Now, all of that said, if you love your job, if you love your little museum, if you could see yourself being happy there for the rest of your life, why not stay? I think you answered that by writing this letter. Something — and as long as it isn’t just “fear of not being perceived as having advanced successfully in my career according to my age and education level” — is telling you to leave, and that is plenty. That is more than enough.

Meghan’s dad says:
First — apologies for being MIA. My bad — not Meg’s. I was traveling. I went around the world. I’m lucky. It’s not the first time. But it was the first time I’ve been to Bhutan.
Bhutan is an interesting place — a democratic Buddhist monarchy — only one of its kind. They don’t measure their GDP (they should, but that’s a different discussion), but instead measure GNH — Gross National Happiness. There is a national dress that most citizens and all school children wear. For women, it involves a long skirt and a blouse with huge sleeves that roll up. For men, it is essentially a plaid (not sure when the Scottish influence hit the country, or perhaps it was Bhutan influencing 12th century Scottish design) bathrobe with black knee socks and oxfords.
The citizenry seems largely happy — poor (not impoverished), but happy. They don’t care if they have to live with their parents — it is embraced. They don’t look for better jobs in a different museum (there are only a handful of those in any event). They are predominantly Buddhist. It’s more a way of life than a religion. There is a bit of a Forrest Gump quality to it — shit happens. They can’t kill anything, but if someone else takes down a yak, then roast yak for dinner.
They manage, and so can you. You have many more choices (for both employment and wardrobe) than your average happy Bhutanese citizen. So my advice is just get on with it. Buck up and make some decisions here. I’m not you, but if it were me, I’d stick it out in my parents home, help out by cooking a few meals, thank them often (Meg and brother — take note), and work my butt off for a job in a museum with more opportunity for advancement.
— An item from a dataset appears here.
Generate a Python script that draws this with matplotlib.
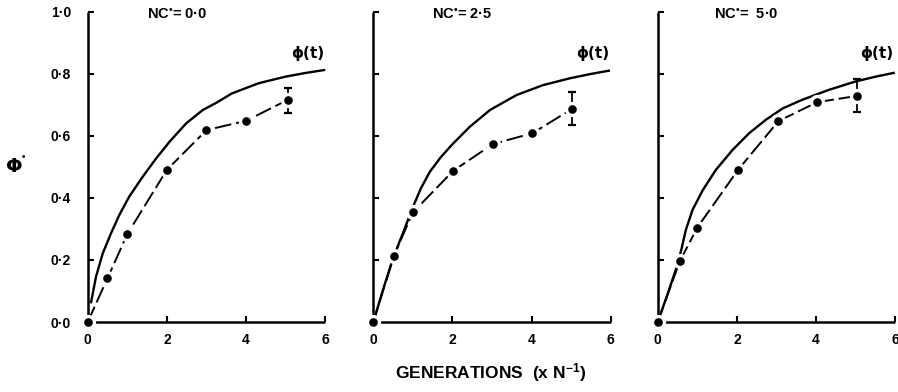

Moving? Live with it. That is all part of a pursuit of a career. That’s what I did.
But maybe you love your town too much to move. If that is the case, kiss this particularly career goodbye (unless your “town” is New York, L.A., Chicago or some other “town” with a few million people and dozens of museums).
Just get on with it. Make a decision, even if the decision is the status quo. Don’t wallow, unless your decision is to wallow. Making a decision isn’t all that hard. You might hear people say “there are no wrong decisions.” What a load of crap. Decisions come in three flavors — right, wrong, and in-between. The thing about decisions is that until you make one, you won’t know for sure what flavor your decision is, but you also won’t go anywhere until you make the decision. Once you have made it you will then be able to determine whether it is right, wrong or in-between. Then you will have more decisions to make. Go make them.